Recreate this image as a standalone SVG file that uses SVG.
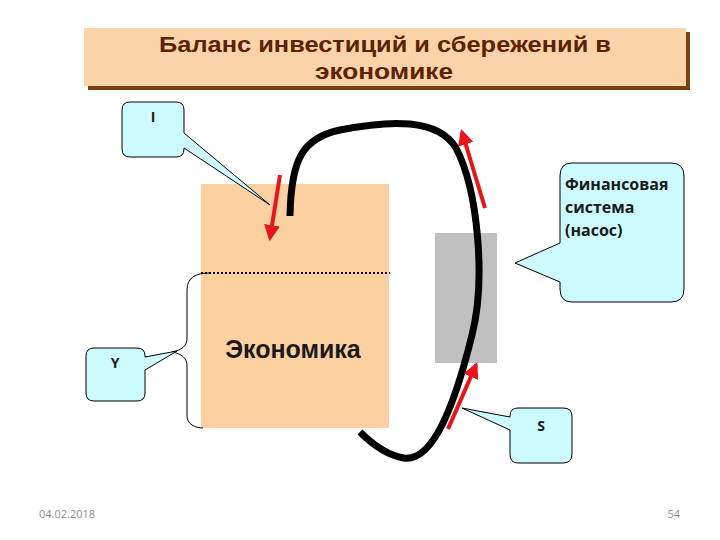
<svg xmlns="http://www.w3.org/2000/svg" width="720" height="540" viewBox="0 0 720 540">
<style>
.callout{fill:#ccfaff;stroke:#000;stroke-width:1}
.lbl{font-family:"Open Sans","Liberation Sans",sans-serif;font-weight:bold;fill:#1a1a1a}
.red{stroke:#e8141a;stroke-width:4;fill:none;marker-end:url(#ah)}
.foot{font-family:"Open Sans","Liberation Sans",sans-serif;font-size:11px;fill:#8c8c8c}
.ttl{font-family:"Liberation Sans",Arial,sans-serif;font-weight:bold;font-size:22px;fill:#5c2204}
</style>
<defs>
<marker id="ah" viewBox="0 0 10 10" refX="8" refY="5" markerWidth="4" markerHeight="4" orient="auto" markerUnits="strokeWidth">
<path d="M0,0 L10,5 L0,10 z" fill="#e8141a"/>
</marker>
</defs>
<rect width="720" height="540" fill="#fff"/>
<g id="title">
<rect x="88" y="32" width="602" height="58" fill="#7b3f10"/>
<rect x="84" y="28" width="602" height="58" fill="#fad3a8"/>
<text class="ttl" x="385" y="52" text-anchor="middle" textLength="452" lengthAdjust="spacingAndGlyphs">Баланс инвестиций и сбережений в</text>
<text class="ttl" x="384" y="79" text-anchor="middle" textLength="138" lengthAdjust="spacingAndGlyphs">экономике</text>
</g>
<g id="economy">
<rect x="201" y="184" width="188" height="244" fill="#fdd0a2"/>
<line x1="201" y1="273" x2="390" y2="273" stroke="#000" stroke-width="2" stroke-dasharray="2,2"/>
<text x="293" y="358" text-anchor="middle" font-family="'Liberation Sans',Arial,sans-serif" font-weight="bold" font-size="25" fill="#1a1a1a">Экономика</text>
</g>
<g id="pump">
<rect x="435" y="233" width="62" height="130" fill="#c0c0c0"/>
</g>
<g id="connectors">
<path d="M290,216 C291,160 302,138 340,130 C390,120 438,118 456,148 C478,190 486,280 472,335 C456,400 434,462 404,458 C385,455 370,442 360,432" fill="none" stroke="#000" stroke-width="7" stroke-linecap="butt"/>
<line class="red" x1="280" y1="175" x2="270" y2="238"/>
<line class="red" x1="485" y1="208" x2="462" y2="132"/>
<line class="red" x1="448" y1="429" x2="476" y2="365"/>
<path d="M210,273 C195,273 187,278 187,290 L187,338 C187,346 182,350 172,352 C182,354 187,358 187,366 L187,416 C187,424 195,428 203,428" fill="none" stroke="#000" stroke-width="1"/>
</g>
<g id="callout-I">
<path class="callout" d="M130,102 L176,102 Q184,102 184,110 L184,133 L270,205 L184,148 L184,149 Q184,157 176,157 L130,157 Q122,157 122,149 L122,110 Q122,102 130,102 Z"/>
<text class="lbl" x="153" y="122" text-anchor="middle" font-size="14">I</text>
</g>
<g id="callout-fin">
<path class="callout" d="M572,163 L671,163 Q684,163 684,176 L684,289 Q684,302 671,302 L572,302 Q560,302 560,289 L560,282 L515,263 L560,243 L560,176 Q560,163 572,163 Z"/>
<text class="lbl" x="565" y="190" font-size="16">Финансовая</text>
<text class="lbl" x="565" y="213" font-size="16">система</text>
<text class="lbl" x="565" y="236" font-size="16">(насос)</text>
</g>
<g id="callout-Y">
<path class="callout" d="M94,348 L137,348 Q145,348 145,356 L145,357 L177,351 L145,370 L145,393 Q145,401 137,401 L94,401 Q86,401 86,393 L86,356 Q86,348 94,348 Z"/>
<text class="lbl" x="115" y="368" text-anchor="middle" font-size="14">Y</text>
</g>
<g id="callout-S">
<path class="callout" d="M518,408 L563,408 Q572,408 572,416 L572,454 Q572,463 563,463 L518,463 Q510,463 510,454 L510,430 L462,408 L510,417 L510,416 Q510,408 518,408 Z"/>
<text class="lbl" x="541" y="431" text-anchor="middle" font-size="14">S</text>
</g>
<text class="foot" x="39" y="518">04.02.2018</text>
<text class="foot" x="680" y="518" text-anchor="end">54</text>
</svg>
◇ ◇ ◇ ◇ ◇
> _EXERCISE DIRECTIONS_: Write the material out again exactly as it appears, dropping the pictures.

> _RIGHT ANSWER_:
Recreate this image as a standalone SVG file that uses SVG.
<svg xmlns="http://www.w3.org/2000/svg" width="720" height="540" viewBox="0 0 720 540">
<style>
.callout{fill:#ccfaff;stroke:#000;stroke-width:1}
.lbl{font-family:"Open Sans","Liberation Sans",sans-serif;font-weight:bold;fill:#1a1a1a}
.red{stroke:#e8141a;stroke-width:4;fill:none;marker-end:url(#ah)}
.foot{font-family:"Open Sans","Liberation Sans",sans-serif;font-size:11px;fill:#8c8c8c}
.ttl{font-family:"Liberation Sans",Arial,sans-serif;font-weight:bold;font-size:22px;fill:#5c2204}
</style>
<defs>
<marker id="ah" viewBox="0 0 10 10" refX="8" refY="5" markerWidth="4" markerHeight="4" orient="auto" markerUnits="strokeWidth">
<path d="M0,0 L10,5 L0,10 z" fill="#e8141a"/>
</marker>
</defs>
<rect width="720" height="540" fill="#fff"/>
<g id="title">
<rect x="88" y="32" width="602" height="58" fill="#7b3f10"/>
<rect x="84" y="28" width="602" height="58" fill="#fad3a8"/>
<text class="ttl" x="385" y="52" text-anchor="middle" textLength="452" lengthAdjust="spacingAndGlyphs">Баланс инвестиций и сбережений в</text>
<text class="ttl" x="384" y="79" text-anchor="middle" textLength="138" lengthAdjust="spacingAndGlyphs">экономике</text>
</g>
<g id="economy">
<rect x="201" y="184" width="188" height="244" fill="#fdd0a2"/>
<line x1="201" y1="273" x2="390" y2="273" stroke="#000" stroke-width="2" stroke-dasharray="2,2"/>
<text x="293" y="358" text-anchor="middle" font-family="'Liberation Sans',Arial,sans-serif" font-weight="bold" font-size="25" fill="#1a1a1a">Экономика</text>
</g>
<g id="pump">
<rect x="435" y="233" width="62" height="130" fill="#c0c0c0"/>
</g>
<g id="connectors">
<path d="M290,216 C291,160 302,138 340,130 C390,120 438,118 456,148 C478,190 486,280 472,335 C456,400 434,462 404,458 C385,455 370,442 360,432" fill="none" stroke="#000" stroke-width="7" stroke-linecap="butt"/>
<line class="red" x1="280" y1="175" x2="270" y2="238"/>
<line class="red" x1="485" y1="208" x2="462" y2="132"/>
<line class="red" x1="448" y1="429" x2="476" y2="365"/>
<path d="M210,273 C195,273 187,278 187,290 L187,338 C187,346 182,350 172,352 C182,354 187,358 187,366 L187,416 C187,424 195,428 203,428" fill="none" stroke="#000" stroke-width="1"/>
</g>
<g id="callout-I">
<path class="callout" d="M130,102 L176,102 Q184,102 184,110 L184,133 L270,205 L184,148 L184,149 Q184,157 176,157 L130,157 Q122,157 122,149 L122,110 Q122,102 130,102 Z"/>
<text class="lbl" x="153" y="122" text-anchor="middle" font-size="14">I</text>
</g>
<g id="callout-fin">
<path class="callout" d="M572,163 L671,163 Q684,163 684,176 L684,289 Q684,302 671,302 L572,302 Q560,302 560,289 L560,282 L515,263 L560,243 L560,176 Q560,163 572,163 Z"/>
<text class="lbl" x="565" y="190" font-size="16">Финансовая</text>
<text class="lbl" x="565" y="213" font-size="16">система</text>
<text class="lbl" x="565" y="236" font-size="16">(насос)</text>
</g>
<g id="callout-Y">
<path class="callout" d="M94,348 L137,348 Q145,348 145,356 L145,357 L177,351 L145,370 L145,393 Q145,401 137,401 L94,401 Q86,401 86,393 L86,356 Q86,348 94,348 Z"/>
<text class="lbl" x="115" y="368" text-anchor="middle" font-size="14">Y</text>
</g>
<g id="callout-S">
<path class="callout" d="M518,408 L563,408 Q572,408 572,416 L572,454 Q572,463 563,463 L518,463 Q510,463 510,454 L510,430 L462,408 L510,417 L510,416 Q510,408 518,408 Z"/>
<text class="lbl" x="541" y="431" text-anchor="middle" font-size="14">S</text>
</g>
<text class="foot" x="39" y="518">04.02.2018</text>
<text class="foot" x="680" y="518" text-anchor="end">54</text>
</svg>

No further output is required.